■ Task to carry out: Could you retype the lines below, starting at the line holding "Write a web" and stopping at the line holding "[0.56, 1.65, 1.78];", inclusive? Copy them exactly and drop the images.

■ Records for the task:
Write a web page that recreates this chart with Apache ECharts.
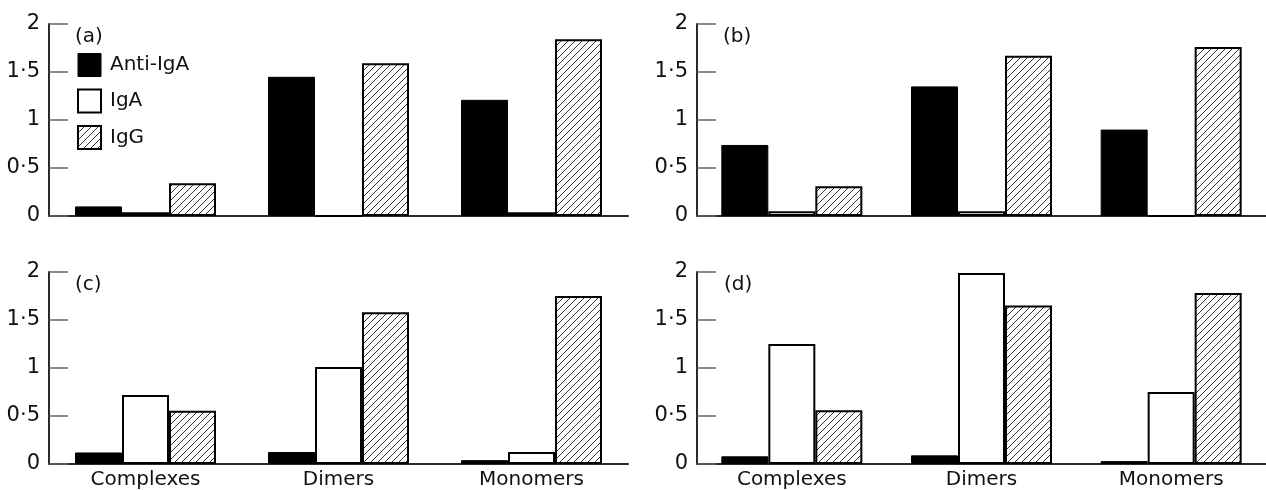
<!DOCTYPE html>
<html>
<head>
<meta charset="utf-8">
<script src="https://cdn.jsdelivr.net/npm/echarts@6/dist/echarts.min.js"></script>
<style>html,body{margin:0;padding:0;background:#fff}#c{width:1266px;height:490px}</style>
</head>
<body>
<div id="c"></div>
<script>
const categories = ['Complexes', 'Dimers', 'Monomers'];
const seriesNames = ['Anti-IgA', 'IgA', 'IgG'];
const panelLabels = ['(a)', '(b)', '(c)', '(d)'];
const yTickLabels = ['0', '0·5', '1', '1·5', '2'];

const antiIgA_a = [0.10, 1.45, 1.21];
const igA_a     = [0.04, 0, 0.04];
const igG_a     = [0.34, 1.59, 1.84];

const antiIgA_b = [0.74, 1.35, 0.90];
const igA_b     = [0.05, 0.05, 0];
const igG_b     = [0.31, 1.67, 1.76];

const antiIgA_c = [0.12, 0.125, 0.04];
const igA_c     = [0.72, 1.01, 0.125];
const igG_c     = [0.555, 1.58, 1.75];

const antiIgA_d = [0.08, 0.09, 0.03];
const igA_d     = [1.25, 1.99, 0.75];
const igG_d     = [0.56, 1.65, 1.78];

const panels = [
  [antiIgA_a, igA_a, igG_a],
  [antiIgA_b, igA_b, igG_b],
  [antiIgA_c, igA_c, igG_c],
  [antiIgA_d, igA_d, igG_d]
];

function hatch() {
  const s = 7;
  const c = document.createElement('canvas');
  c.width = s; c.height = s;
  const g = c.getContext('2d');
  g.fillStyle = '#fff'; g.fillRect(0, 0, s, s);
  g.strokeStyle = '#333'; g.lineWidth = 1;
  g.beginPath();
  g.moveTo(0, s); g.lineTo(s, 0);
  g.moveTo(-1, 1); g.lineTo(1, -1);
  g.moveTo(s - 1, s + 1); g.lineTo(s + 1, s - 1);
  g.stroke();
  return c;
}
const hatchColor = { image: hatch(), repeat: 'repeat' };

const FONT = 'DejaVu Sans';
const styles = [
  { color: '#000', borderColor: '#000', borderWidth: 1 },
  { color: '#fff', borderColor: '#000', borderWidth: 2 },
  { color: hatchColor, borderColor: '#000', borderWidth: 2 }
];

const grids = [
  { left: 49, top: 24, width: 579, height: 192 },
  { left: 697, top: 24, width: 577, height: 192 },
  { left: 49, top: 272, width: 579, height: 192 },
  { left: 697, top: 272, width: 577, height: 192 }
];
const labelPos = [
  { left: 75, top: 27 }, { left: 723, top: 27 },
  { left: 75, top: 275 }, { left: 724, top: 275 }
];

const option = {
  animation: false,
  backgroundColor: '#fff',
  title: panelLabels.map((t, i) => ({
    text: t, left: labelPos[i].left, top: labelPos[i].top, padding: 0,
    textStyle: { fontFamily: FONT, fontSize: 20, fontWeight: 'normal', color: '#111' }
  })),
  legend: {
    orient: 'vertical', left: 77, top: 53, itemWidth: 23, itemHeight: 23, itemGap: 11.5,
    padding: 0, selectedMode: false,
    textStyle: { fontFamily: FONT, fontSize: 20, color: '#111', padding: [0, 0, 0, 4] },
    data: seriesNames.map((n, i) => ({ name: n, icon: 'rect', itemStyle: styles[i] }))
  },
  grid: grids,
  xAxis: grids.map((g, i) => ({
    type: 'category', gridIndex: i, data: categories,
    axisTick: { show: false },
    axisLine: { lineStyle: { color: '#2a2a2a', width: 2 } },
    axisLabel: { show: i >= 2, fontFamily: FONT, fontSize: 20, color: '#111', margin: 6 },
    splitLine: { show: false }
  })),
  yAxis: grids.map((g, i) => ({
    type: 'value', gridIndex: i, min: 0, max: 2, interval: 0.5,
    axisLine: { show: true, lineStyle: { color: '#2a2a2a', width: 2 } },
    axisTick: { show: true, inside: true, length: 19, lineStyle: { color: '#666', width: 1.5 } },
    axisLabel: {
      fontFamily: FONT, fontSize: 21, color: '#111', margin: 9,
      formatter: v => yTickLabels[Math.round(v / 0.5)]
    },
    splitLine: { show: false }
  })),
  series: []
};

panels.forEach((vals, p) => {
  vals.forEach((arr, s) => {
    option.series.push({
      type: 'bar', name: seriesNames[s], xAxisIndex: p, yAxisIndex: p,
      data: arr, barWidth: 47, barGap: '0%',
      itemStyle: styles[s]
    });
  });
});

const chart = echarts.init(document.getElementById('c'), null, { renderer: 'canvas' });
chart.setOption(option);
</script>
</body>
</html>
* * *
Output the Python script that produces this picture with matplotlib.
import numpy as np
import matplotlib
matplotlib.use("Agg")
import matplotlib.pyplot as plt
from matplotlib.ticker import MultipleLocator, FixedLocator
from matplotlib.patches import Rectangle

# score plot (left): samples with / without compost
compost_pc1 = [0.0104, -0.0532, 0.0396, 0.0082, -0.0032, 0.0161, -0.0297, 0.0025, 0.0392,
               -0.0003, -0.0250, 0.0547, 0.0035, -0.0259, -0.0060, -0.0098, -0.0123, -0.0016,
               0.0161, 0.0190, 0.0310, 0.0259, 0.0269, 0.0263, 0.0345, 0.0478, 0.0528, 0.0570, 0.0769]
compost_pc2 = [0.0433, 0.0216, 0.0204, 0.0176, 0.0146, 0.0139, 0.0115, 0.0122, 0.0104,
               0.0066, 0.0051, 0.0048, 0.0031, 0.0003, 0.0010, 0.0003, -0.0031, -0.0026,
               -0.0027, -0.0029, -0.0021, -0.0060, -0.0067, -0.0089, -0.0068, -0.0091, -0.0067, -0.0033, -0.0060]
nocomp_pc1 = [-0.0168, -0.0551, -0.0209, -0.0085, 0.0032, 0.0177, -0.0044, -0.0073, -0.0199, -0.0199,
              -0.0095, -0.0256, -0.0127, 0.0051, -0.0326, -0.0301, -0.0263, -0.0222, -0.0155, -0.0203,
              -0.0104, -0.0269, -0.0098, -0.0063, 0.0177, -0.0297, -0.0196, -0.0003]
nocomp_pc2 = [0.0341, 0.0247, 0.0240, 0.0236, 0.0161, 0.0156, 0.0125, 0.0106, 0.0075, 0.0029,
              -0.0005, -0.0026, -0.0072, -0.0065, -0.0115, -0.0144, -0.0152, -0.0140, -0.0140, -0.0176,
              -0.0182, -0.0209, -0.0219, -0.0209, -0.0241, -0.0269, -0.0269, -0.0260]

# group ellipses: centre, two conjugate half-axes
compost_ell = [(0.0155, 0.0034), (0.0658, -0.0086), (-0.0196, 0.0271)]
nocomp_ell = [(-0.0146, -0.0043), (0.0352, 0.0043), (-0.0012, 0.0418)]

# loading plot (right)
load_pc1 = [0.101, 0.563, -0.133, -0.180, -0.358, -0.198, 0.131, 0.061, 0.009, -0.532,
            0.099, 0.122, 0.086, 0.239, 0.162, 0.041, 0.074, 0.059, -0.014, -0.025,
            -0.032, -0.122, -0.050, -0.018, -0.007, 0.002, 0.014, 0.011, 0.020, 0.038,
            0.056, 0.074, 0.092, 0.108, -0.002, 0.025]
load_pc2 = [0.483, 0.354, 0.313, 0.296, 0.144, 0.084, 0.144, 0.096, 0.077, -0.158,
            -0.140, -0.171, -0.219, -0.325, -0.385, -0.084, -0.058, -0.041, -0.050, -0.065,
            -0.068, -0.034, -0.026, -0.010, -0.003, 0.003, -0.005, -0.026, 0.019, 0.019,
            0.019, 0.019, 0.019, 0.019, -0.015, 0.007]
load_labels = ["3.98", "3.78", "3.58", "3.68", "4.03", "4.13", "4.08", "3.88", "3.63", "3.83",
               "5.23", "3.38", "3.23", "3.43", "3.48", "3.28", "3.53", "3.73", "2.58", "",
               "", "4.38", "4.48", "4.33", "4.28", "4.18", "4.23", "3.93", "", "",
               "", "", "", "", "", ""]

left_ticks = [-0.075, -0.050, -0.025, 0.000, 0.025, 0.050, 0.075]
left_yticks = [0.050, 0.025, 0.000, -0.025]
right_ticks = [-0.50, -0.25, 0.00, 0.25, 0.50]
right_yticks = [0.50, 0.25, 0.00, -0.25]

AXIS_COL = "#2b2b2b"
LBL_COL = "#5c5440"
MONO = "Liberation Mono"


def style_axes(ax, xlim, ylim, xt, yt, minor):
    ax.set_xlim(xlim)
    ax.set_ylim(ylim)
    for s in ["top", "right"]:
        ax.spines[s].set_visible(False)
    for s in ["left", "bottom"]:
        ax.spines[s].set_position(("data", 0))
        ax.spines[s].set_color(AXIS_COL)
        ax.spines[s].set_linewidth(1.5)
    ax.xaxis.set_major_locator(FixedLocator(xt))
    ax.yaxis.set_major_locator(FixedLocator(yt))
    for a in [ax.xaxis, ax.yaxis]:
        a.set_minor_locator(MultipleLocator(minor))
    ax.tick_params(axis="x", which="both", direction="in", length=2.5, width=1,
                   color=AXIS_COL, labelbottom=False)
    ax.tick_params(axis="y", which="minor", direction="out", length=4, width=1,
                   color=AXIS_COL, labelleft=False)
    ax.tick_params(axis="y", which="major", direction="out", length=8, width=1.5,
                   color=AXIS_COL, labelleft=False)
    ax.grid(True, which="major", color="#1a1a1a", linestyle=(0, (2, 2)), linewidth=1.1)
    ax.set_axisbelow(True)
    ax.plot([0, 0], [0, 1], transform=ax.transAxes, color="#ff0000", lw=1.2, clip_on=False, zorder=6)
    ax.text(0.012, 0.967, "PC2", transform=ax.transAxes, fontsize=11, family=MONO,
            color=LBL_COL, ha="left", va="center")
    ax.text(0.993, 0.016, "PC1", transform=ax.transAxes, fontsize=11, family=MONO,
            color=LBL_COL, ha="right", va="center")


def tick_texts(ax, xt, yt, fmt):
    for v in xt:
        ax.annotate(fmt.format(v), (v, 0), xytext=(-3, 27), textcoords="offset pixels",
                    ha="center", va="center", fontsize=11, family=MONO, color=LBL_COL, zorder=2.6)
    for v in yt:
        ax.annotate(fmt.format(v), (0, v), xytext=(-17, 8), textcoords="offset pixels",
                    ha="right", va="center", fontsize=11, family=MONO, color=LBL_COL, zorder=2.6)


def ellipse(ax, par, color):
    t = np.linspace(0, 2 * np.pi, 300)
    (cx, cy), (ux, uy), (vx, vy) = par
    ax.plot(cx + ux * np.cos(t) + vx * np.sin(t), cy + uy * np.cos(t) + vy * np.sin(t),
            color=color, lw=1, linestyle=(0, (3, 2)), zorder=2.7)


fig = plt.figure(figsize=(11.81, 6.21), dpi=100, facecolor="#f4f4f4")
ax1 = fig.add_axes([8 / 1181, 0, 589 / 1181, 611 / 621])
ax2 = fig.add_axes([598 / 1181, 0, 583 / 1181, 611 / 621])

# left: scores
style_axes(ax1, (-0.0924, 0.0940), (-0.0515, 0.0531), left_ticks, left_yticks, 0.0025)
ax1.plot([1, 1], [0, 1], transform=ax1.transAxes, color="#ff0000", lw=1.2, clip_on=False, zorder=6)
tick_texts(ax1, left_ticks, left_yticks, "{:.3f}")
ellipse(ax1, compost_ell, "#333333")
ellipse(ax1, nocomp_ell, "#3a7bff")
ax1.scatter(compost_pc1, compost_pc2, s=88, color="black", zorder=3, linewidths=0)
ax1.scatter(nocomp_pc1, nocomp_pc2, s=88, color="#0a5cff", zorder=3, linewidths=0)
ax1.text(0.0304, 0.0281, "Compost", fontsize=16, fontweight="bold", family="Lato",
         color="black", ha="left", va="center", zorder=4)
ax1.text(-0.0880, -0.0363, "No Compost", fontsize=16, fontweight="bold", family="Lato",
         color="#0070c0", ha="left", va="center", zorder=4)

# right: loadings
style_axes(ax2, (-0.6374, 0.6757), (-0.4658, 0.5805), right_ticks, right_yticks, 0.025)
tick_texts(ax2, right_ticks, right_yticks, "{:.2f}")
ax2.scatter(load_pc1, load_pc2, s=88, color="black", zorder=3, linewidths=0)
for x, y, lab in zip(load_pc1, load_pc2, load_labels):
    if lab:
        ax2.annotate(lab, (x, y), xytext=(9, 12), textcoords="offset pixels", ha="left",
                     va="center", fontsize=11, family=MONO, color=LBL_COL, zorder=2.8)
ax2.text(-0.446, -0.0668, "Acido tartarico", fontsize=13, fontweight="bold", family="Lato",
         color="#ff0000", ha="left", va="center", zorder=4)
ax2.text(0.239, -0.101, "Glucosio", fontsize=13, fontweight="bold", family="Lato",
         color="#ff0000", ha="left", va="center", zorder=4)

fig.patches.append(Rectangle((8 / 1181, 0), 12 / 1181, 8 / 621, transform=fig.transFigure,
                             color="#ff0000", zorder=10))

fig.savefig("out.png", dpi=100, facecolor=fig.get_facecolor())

■ Solution to this exercise:
Write a web page that recreates this chart with Apache ECharts.
<!DOCTYPE html>
<html>
<head>
<meta charset="utf-8">
<script src="https://cdn.jsdelivr.net/npm/echarts@6/dist/echarts.min.js"></script>
<style>html,body{margin:0;padding:0;background:#fff}#c{width:1266px;height:490px}</style>
</head>
<body>
<div id="c"></div>
<script>
const categories = ['Complexes', 'Dimers', 'Monomers'];
const seriesNames = ['Anti-IgA', 'IgA', 'IgG'];
const panelLabels = ['(a)', '(b)', '(c)', '(d)'];
const yTickLabels = ['0', '0·5', '1', '1·5', '2'];

const antiIgA_a = [0.10, 1.45, 1.21];
const igA_a     = [0.04, 0, 0.04];
const igG_a     = [0.34, 1.59, 1.84];

const antiIgA_b = [0.74, 1.35, 0.90];
const igA_b     = [0.05, 0.05, 0];
const igG_b     = [0.31, 1.67, 1.76];

const antiIgA_c = [0.12, 0.125, 0.04];
const igA_c     = [0.72, 1.01, 0.125];
const igG_c     = [0.555, 1.58, 1.75];

const antiIgA_d = [0.08, 0.09, 0.03];
const igA_d     = [1.25, 1.99, 0.75];
const igG_d     = [0.56, 1.65, 1.78];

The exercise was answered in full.